Table 9 presents the training confusion matrix results for the IRIS dataset using the Feedback-Based Validation Learning (FBVL) mechanism. This table highlights the model’s performance on the training data, showing near-perfect classification for the setosa and virginica classes, with only two misclassifications for versicolor.
The results in
Table 10 demonstrate perfect performance across all metrics, with precision, recall, and F1-score achieving 1.00 for all classes. The model exhibits flawless classification, as reflected in the confusion matrix, with no misclassifications observed. These outcomes highlight FBVL’s ability to optimize neural network performance, achieving 100% accuracy and balanced generalization.
Table 11 presents the test confusion matrix for the IRIS dataset using FBVL, showcasing perfect classification across all classes with no misclassifications.
It is evident from
Figure 4 that the maximum value of the cost curve is reached at approximately 0 epochs and diminishes as the number of epochs increases, eventually stabilizing at a cost of 0.0016. Regarding training accuracy (
Figure 5), we observe that after initially reaching a peak, there is a slight decline before it stabilizes and subsequently increases to 99.22% after a set number of epochs. Additionally, for class 1, the maximum value of the true label in the multimodal confusion matrix is 25448, representing the highest classification confidence for that class.
Figure 6 compares the F1 scores for each category between models using FBVL and those not using FBVL for both training and test datasets. The F1 score is chosen for this comparison because it provides a balanced measure of a model’s accuracy by considering both precision and recall. This makes it particularly useful for evaluating the overall performance of the models.
Training Data Without FBVL: Shows high F1 scores, but slightly lower for versicolor.
Test Data Without FBVL: F1 scores are generally high but slightly lower for virginica.
Training Data With FBVL: F1 scores are consistently high across all categories.
Test Data With FBVL: F1 scores are perfect across all categories.
The use of FBVL enhances the F1 scores, indicating a balanced improvement in both precision and recall across most categories. This is especially evident in the test dataset, which shows perfect scores, highlighting the effectiveness of FBVL in reducing overfitting and improving generalization.
By focusing on the F1 score, this graph provides a clear and comprehensive view of the model’s performance, demonstrating the significant benefits of incorporating Feedback-Based Validation Learning (FBVL). This comparison underscores the robustness and reliability of FBVL in various tasks, setting a new benchmark for future research in this domain.
Table 12 shows the evaluation of our mechanism, FBVL, compared with a simple NNA without FBVL.
Figure 7 provides a visual comparison of the performance of neural network architectures with and without FBVL on the IRIS [
5] and MELD [
1,
2] datasets, focusing on two key metrics: Accuracy (%) and F1 Score (weighted).
The blue line represents the Accuracy (%) of each model. This metric indicates the proportion of correctly predicted instances out of the total instances, providing a measure of the overall effectiveness of each model.

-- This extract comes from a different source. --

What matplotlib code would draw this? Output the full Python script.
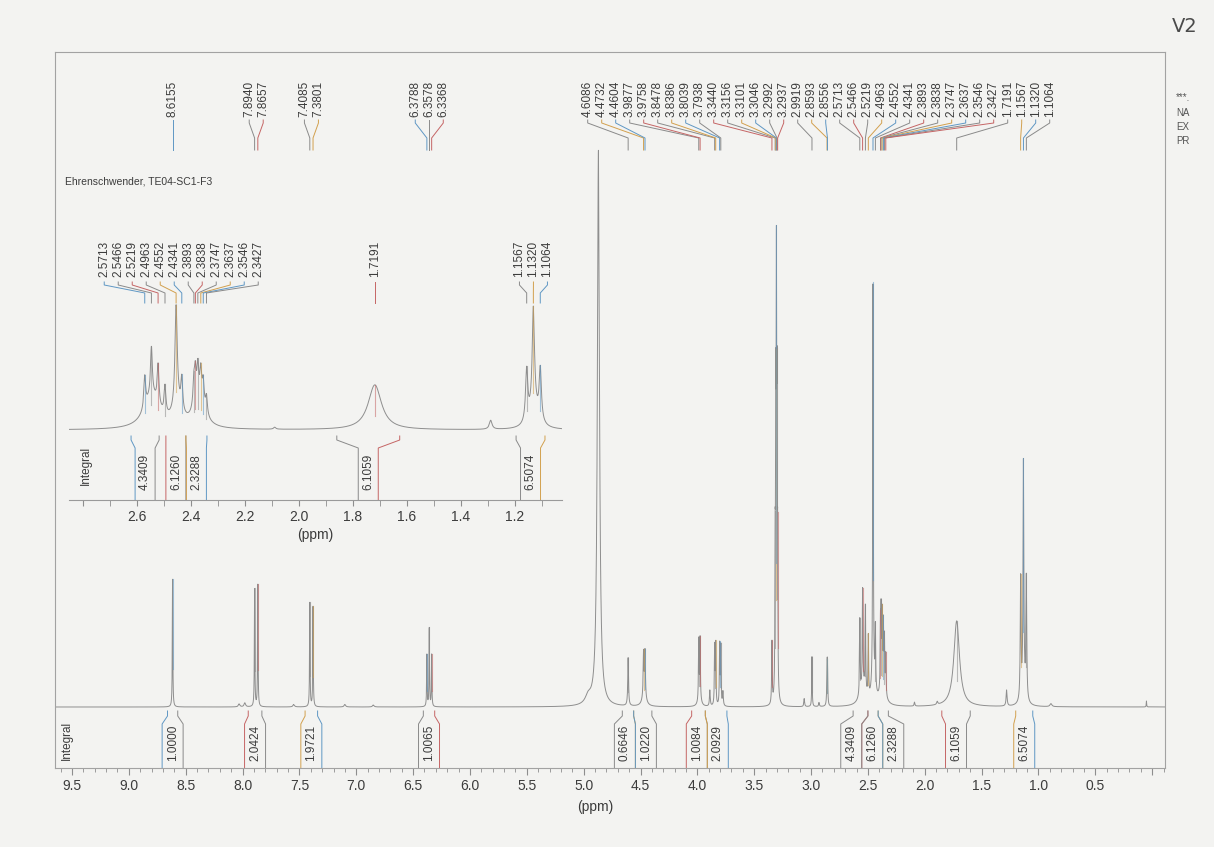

The red line represents the F1 Score (weighted) of each model. The F1 Score is the harmonic mean of precision and recall, and the weighted version accounts for the support (the number of true instances) of each class, offering a balanced measure of a model’s accuracy in classifying different categories.

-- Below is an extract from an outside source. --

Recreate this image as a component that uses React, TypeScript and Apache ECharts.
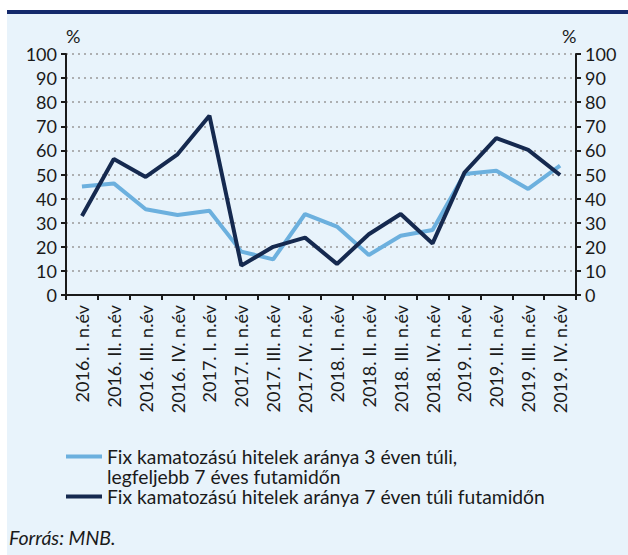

This visual representation clearly illustrates the degree of improvement achieved by the Feedback-Based Validation Learning (FBVL) model compared to a simple neural network architecture (NNA) without FBVL. The FBVL model shows superior performance in both accuracy and F1 Score (weighted), highlighting its effectiveness in enhancing model performance through the integration of real-time feedback from validation datasets. This comparison underscores the robustness and reliability of FBVL in various tasks, setting a new benchmark for future research in this domain.
As shown in
Table 13, the comparative evaluation highlights that the FBVL model demonstrates superior performance, achieving an Accuracy of 70.08%, alongside F1 Scores (micro and weighted) of 70.08% and 65.14%, respectively. This surpasses the accomplishments of SACL-LSTM [
9], M2FNet [
22], CFN-ESA [
23], EmotionIC [
24], UniMSE [
25], and MM-DFN [
26], as reported in their respective works introduced in 2022 and 2023. These advancements are indicative of FBVL’s robustness and its potential to redefine neural network training, potentially leading to more efficient and accurate models in the field of emotion recognition in conversations. The integration of the MELD [
1,
2] dataset, with its complex multi-party conversational data, was pivotal in validating the effectiveness of FBVL against the nuanced challenges presented in real-world datasets.
The graph in
Figure 8 provides a visual comparison of the performance of various models on the MELD [
1,
2] dataset, focusing on two key metrics: Accuracy (%) and F1 Score (weighted).
The blue line represents the Accuracy (%) of each model. This metric indicates the proportion of correctly predicted instances out of the total instances, providing a measure of the overall effectiveness of each model.
The red line represents the F1 Score (weighted) of each model. The F1 Score is the harmonic mean of precision and recall, and the weighted version accounts for the support (the number of true instances) of each class, offering a balanced measure of a model’s accuracy in classifying different categories.
This visual representation clearly illustrates the degree of improvement achieved by the Feedback-Based Validation Learning (FBVL) model compared to other methods. The FBVL model shows superior performance in both accuracy and F1 Score (weighted), highlighting its effectiveness in enhancing model performance through the integration of real-time feedback from validation datasets. This comparison underscores the robustness and reliability of FBVL in multimodal emotion recognition tasks, setting a new benchmark for future research in this domain.